> Records for the exercise
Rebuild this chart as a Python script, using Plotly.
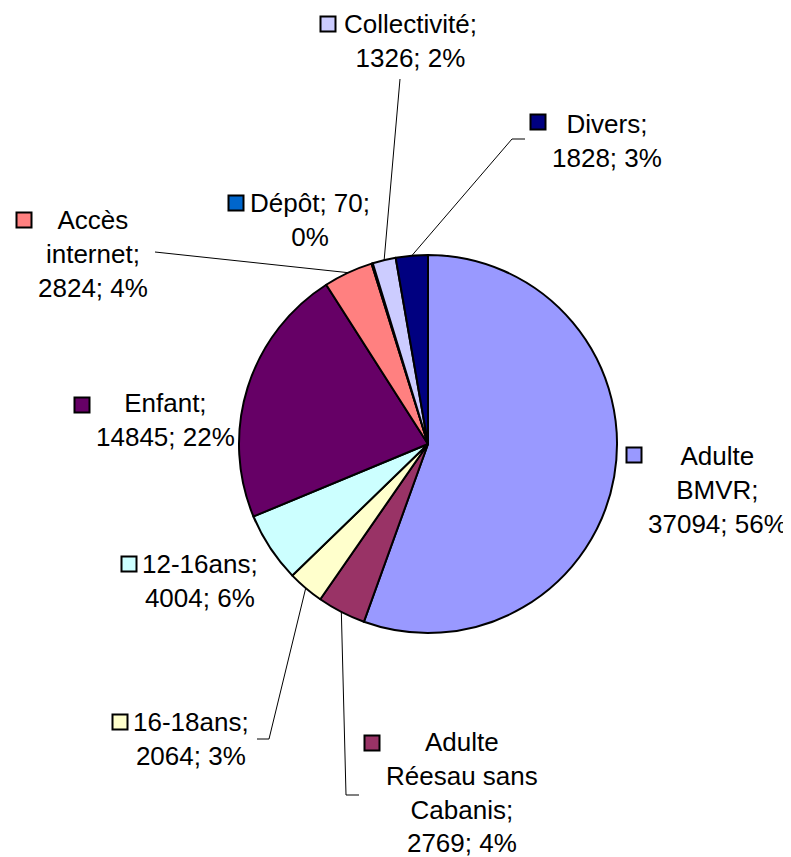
import math
import plotly.graph_objects as go

# data
categories = ["Adulte BMVR", "Adulte Réesau sans Cabanis", "16-18ans", "12-16ans",
              "Enfant", "Accès internet", "Dépôt", "Collectivité", "Divers"]
values = [37094, 2769, 2064, 4004, 14845, 2824, 70, 1326, 1828]
colors = ["#9999FF", "#993366", "#FFFFCC", "#CCFFFF", "#660066",
          "#FF8080", "#0066CC", "#CCCCFF", "#000080"]

# how each label is wrapped in the picture
wrapped = {
    "Adulte BMVR": ["Adulte", "BMVR;"],
    "Adulte Réesau sans Cabanis": ["Adulte", "Réesau sans", "Cabanis;"],
    "16-18ans": ["16-18ans;"],
    "12-16ans": ["12-16ans;"],
    "Enfant": ["Enfant;"],
    "Accès internet": ["Accès", "internet;"],
    "Dépôt": None,
    "Collectivité": ["Collectivité;"],
    "Divers": ["Divers;"],
}

W, H = 791, 857
OFF = 8  # page body margin
CX, CY, R = 428, 444, 189
LINE = 33.5

# layout (screen pixels): label block centre (x, first line y), legend-key centre, leader knees
label_pos = {
    "Adulte BMVR": (717, 456), "Adulte Réesau sans Cabanis": (462, 742),
    "16-18ans": (191, 722), "12-16ans": (200, 564), "Enfant": (165, 403),
    "Accès internet": (93, 220), "Dépôt": (310, 203), "Collectivité": (410, 24),
    "Divers": (607, 124),
}
key_pos = {
    "Adulte BMVR": (634, 455), "Adulte Réesau sans Cabanis": (372, 743),
    "16-18ans": (120, 722), "12-16ans": (129, 564), "Enfant": (82, 405),
    "Accès internet": (24, 220), "Dépôt": (236, 203), "Collectivité": (328, 24),
    "Divers": (538, 122),
}
leaders = {
    "Collectivité": [(400, 79)],
    "Divers": [(512, 139), (525, 139)],
    "Accès internet": [(155, 252)],
    "16-18ans": [(269, 739), (257, 739)],
    "Adulte Réesau sans Cabanis": [(346, 795), (359, 795)],
}


def px(x):
    return (x - OFF) / W


def py(y):
    return 1 - (y - OFF) / H


total = sum(values)

fig = go.Figure(go.Pie(
    labels=categories, values=values, sort=False, direction="clockwise",
    rotation=0, textinfo="none", hoverinfo="label+value+percent",
    marker=dict(colors=colors, line=dict(color="black", width=2)),
    domain=dict(x=[px(CX - R), px(CX + R)], y=[py(CY + R), py(CY - R)]),
    showlegend=False,
))

annotations = []
shapes = []
cum = 0
for name, v, c in zip(categories, values, colors):
    pct = round(v / total * 100)
    if wrapped[name] is None:
        lines = [f"{name}; {v};", f"{pct}%"]
    else:
        lines = wrapped[name] + [f"{v}; {pct}%"]
    lx, ly = label_pos[name]
    block_mid = ly + (len(lines) - 1) * LINE / 2
    annotations.append(dict(
        x=px(lx), y=py(block_mid), xref="paper", yref="paper",
        text="<br>".join(lines), showarrow=False, align="center",
        xanchor="center", yanchor="middle", borderpad=0,
        font=dict(family="Arial, Liberation Sans", size=26, color="black"),
    ))
    kx, ky = key_pos[name]
    shapes.append(dict(type="rect", xref="paper", yref="paper",
                       x0=px(kx - 7.5), x1=px(kx + 7.5), y0=py(ky + 7.5), y1=py(ky - 7.5),
                       fillcolor=c, line=dict(color="black", width=2)))
    # leader line from the slice's mid-angle on the rim
    mid = (cum + v / 2) / total * 2 * math.pi
    cum += v
    if name in leaders:
        pts = [(CX + R * math.sin(mid), CY - R * math.cos(mid))] + leaders[name]
        path = "M " + " L ".join(f"{px(a)},{py(b)}" for a, b in pts)
        shapes.append(dict(type="path", xref="paper", yref="paper", path=path,
                           line=dict(color="black", width=1)))

fig.update_layout(
    width=W, height=H, margin=dict(l=0, r=0, t=0, b=0),
    paper_bgcolor="white", plot_bgcolor="white",
    annotations=annotations, shapes=shapes,
)

fig.write_html("out.html")
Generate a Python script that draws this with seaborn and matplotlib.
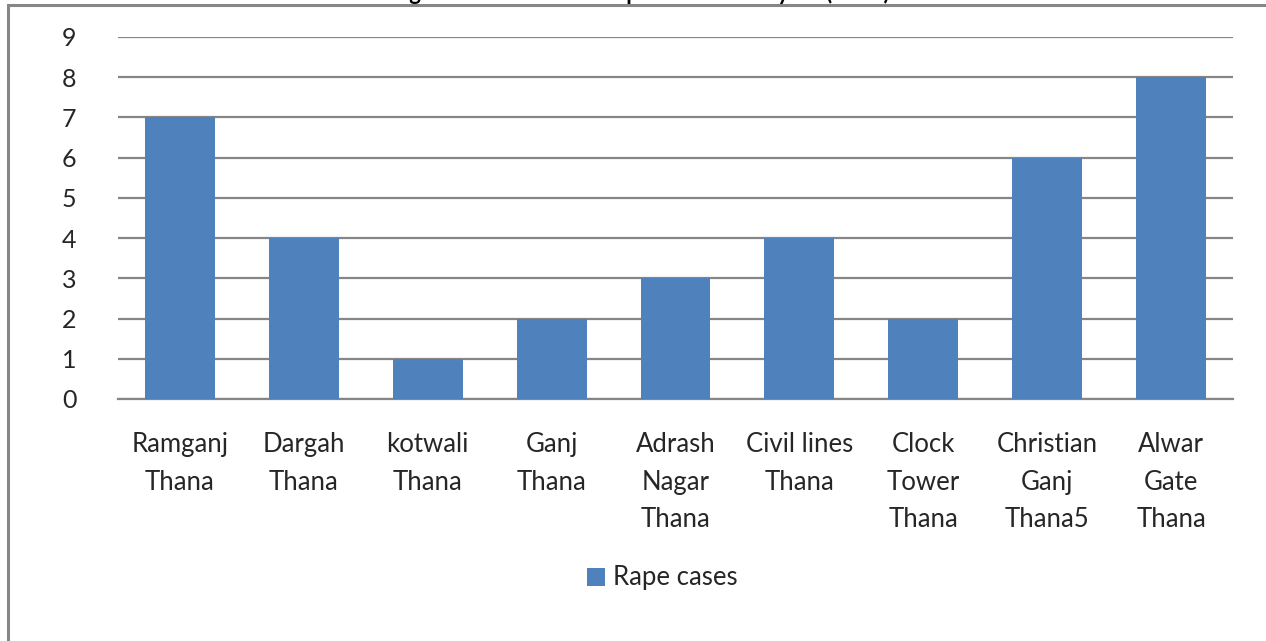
import matplotlib
matplotlib.use("Agg")
import matplotlib.pyplot as plt
import seaborn as sns
import pandas as pd
from matplotlib.patches import Rectangle

categories = ["Ramganj\nThana", "Dargah\nThana", "kotwali\nThana", "Ganj\nThana",
              "Adrash\nNagar\nThana", "Civil lines\nThana", "Clock\nTower\nThana",
              "Christian\nGanj\nThana5", "Alwar\nGate\nThana"]
rape_cases = [7, 4, 1, 2, 3, 4, 2, 6, 8]
series_name = "Rape cases"
yticks = list(range(0, 10))
title = "Figure 3: Thana wise Rape cases in the year (2014)"

df = pd.DataFrame({"Thana": categories, "Cases": rape_cases, "Series": series_name})

sns.set_theme(style="white")
plt.rcParams['font.family'] = ['Lato', 'DejaVu Sans']

fig = plt.figure(figsize=(12.66, 6.41), dpi=100)
ax = fig.add_axes([118/1266, 1-399/641, (1233-118)/1266, (399-37)/641])

bar_color = "#4F81BD"
sns.barplot(data=df, x="Thana", y="Cases", hue="Series", palette=[bar_color],
            width=0.565, ax=ax, saturation=1, legend=False, zorder=3,
            linewidth=0, edgecolor="none")

ax.set_xlim(-0.5, len(categories) - 0.5)
ax.set_ylim(0, 9)
ax.set_yticks(yticks)
ax.set_yticklabels([str(t) for t in yticks], fontsize=18)
ax.set_xticks(range(len(categories)))
ax.set_xticklabels(categories, fontsize=18.5, linespacing=1.62, va="top")
ax.tick_params(axis="x", length=0, pad=24)
ax.tick_params(axis="y", length=0, pad=30)
ax.set_xlabel("")
ax.set_ylabel("")
ax.yaxis.grid(True, color="#868686", linewidth=1.6, zorder=0)
ax.set_axisbelow(True)
for s in ["top", "right", "left"]:
    ax.spines[s].set_visible(False)
ax.spines["bottom"].set_color("#868686")
ax.spines["bottom"].set_linewidth(1.6)

# legend
handle = Rectangle((0, 0), 1, 1, facecolor=bar_color, edgecolor="none")
fig.legend([handle], [series_name], loc="center", bbox_to_anchor=(662/1266, 1-578/641),
           frameon=False, fontsize=18.5, handlelength=0.7, handleheight=0.7,
           handletextpad=0.3)

# outer chart border (cropped)
border = Rectangle((8/1266, -0.1), 1.1, 1 - 5/641 + 0.1, transform=fig.transFigure,
                   fill=False, edgecolor="#878787", linewidth=2.2, clip_on=False)
fig.patches.append(border)

# title (mostly cut off at the top, as in the reference)
fig.text(640/1266, 1.0, title, ha="center", va="baseline",
         fontsize=16, fontweight="bold", color="black")

fig.savefig("out.png", dpi=100)
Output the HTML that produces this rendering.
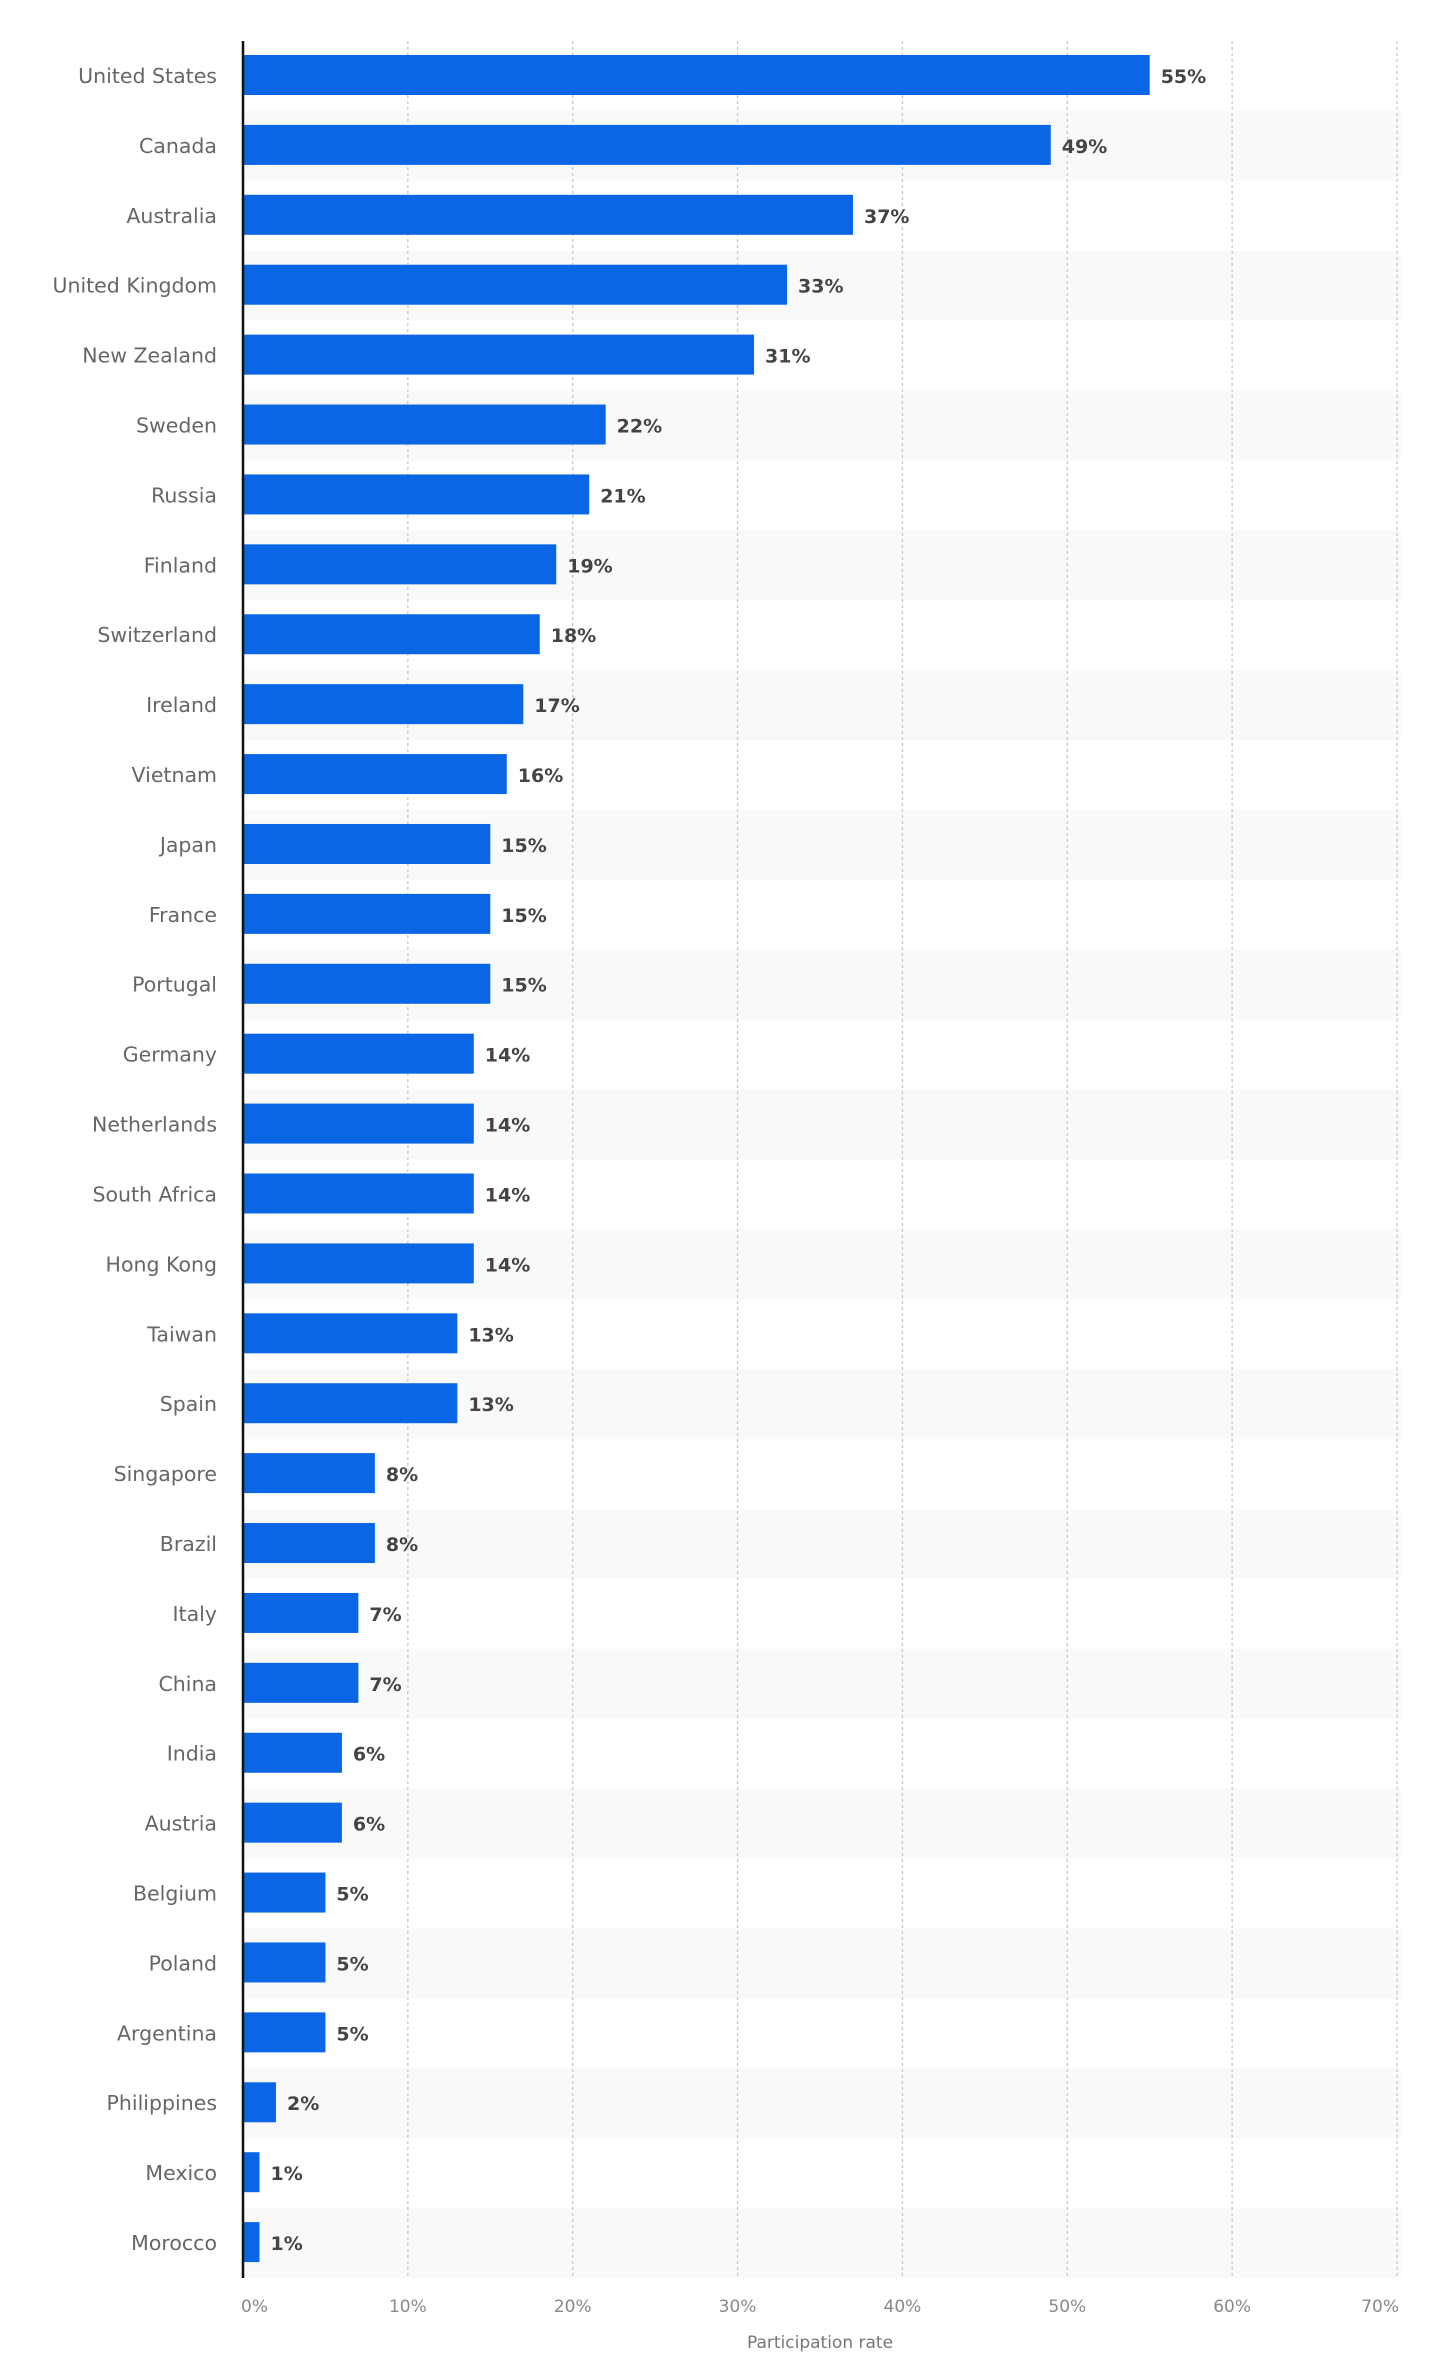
<!DOCTYPE html>
<html><head><meta charset="utf-8"><style>
html,body{margin:0;padding:0;background:#fff;}
svg{display:block;font-family:"DejaVu Sans","Liberation Sans",sans-serif;}
</style></head><body>
<svg id="chart" width="1440" height="2378" viewBox="0 0 1440 2378" xmlns="http://www.w3.org/2000/svg"></svg>
<script>
const categories = ["United States","Canada","Australia","United Kingdom","New Zealand","Sweden","Russia","Finland","Switzerland","Ireland","Vietnam","Japan","France","Portugal","Germany","Netherlands","South Africa","Hong Kong","Taiwan","Spain","Singapore","Brazil","Italy","China","India","Austria","Belgium","Poland","Argentina","Philippines","Mexico","Morocco"];
const values = [55,49,37,33,31,22,21,19,18,17,16,15,15,15,14,14,14,14,13,13,8,8,7,7,6,6,5,5,5,2,1,1];
const ticks = [0,10,20,30,40,50,60,70];
const axisTitle = "Participation rate";

const NS = "http://www.w3.org/2000/svg";
const svg = document.getElementById('chart');
const x0 = 243, x70 = 1397, plotTop = 41, plotBottom = 2278;
const rowH = (plotBottom - plotTop) / categories.length;
function xs(v){ return x0 + (x70 - x0) * v / 70; }
function mk(tag, attrs, parent){
  const e = document.createElementNS(NS, tag);
  for (const k in attrs) e.setAttribute(k, attrs[k]);
  (parent || svg).appendChild(e);
  return e;
}
categories.forEach((c,i)=>{
  if (i % 2 === 1) {
    const r = mk('rect',{x:x0,y:plotTop+i*rowH,width:xs(70)-x0+4,height:rowH,fill:'#f9f9f9'});
    
    
  }
});
ticks.forEach(t=>{
  if (t === 0) return;
  const g = mk('line',{x1:xs(t),x2:xs(t),y1:plotTop,y2:plotBottom,stroke:'#c8c8c8','stroke-width':1.3,'stroke-dasharray':'3,3'});
  
  
});
categories.forEach((c,i)=>{
  const y = plotTop + i*rowH;
  const b = mk('rect',{x:x0,y:y+14,width:xs(values[i])-x0,height:40,fill:'#0a66e4'});
  
  
  const l = mk('text',{x:217,y:y+rowH/2+7,'text-anchor':'end','font-size':20.5,fill:'#666'});
  l.textContent = c;
  
  
  const v = mk('text',{x:xs(values[i])+11,y:y+rowH/2+7,'font-size':19,'font-weight':'bold',fill:'#444'});
  v.textContent = values[i] + '%';
  
  
});
const ax = mk('line',{x1:x0,x2:x0,y1:plotTop,y2:plotBottom,stroke:'#111','stroke-width':2.5});


ticks.forEach((t,i)=>{
  const anchor = i===0 ? 'start' : (i===ticks.length-1 ? 'end' : 'middle');
  const tx = i===0 ? x0-2 : (i===ticks.length-1 ? xs(t)+2 : xs(t));
  const e = mk('text',{x:tx,y:2312,'text-anchor':anchor,'font-size':17,fill:'#888'});
  e.textContent = t + '%';
  
  
});
const at = mk('text',{x:(x0+x70)/2,y:2348,'text-anchor':'middle','font-size':17,fill:'#777'});
at.textContent = axisTitle;


</script>
</body></html>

> Prompt
In the data above, how many lines contain the string "this"? Answer with the number only.

> Task solution
3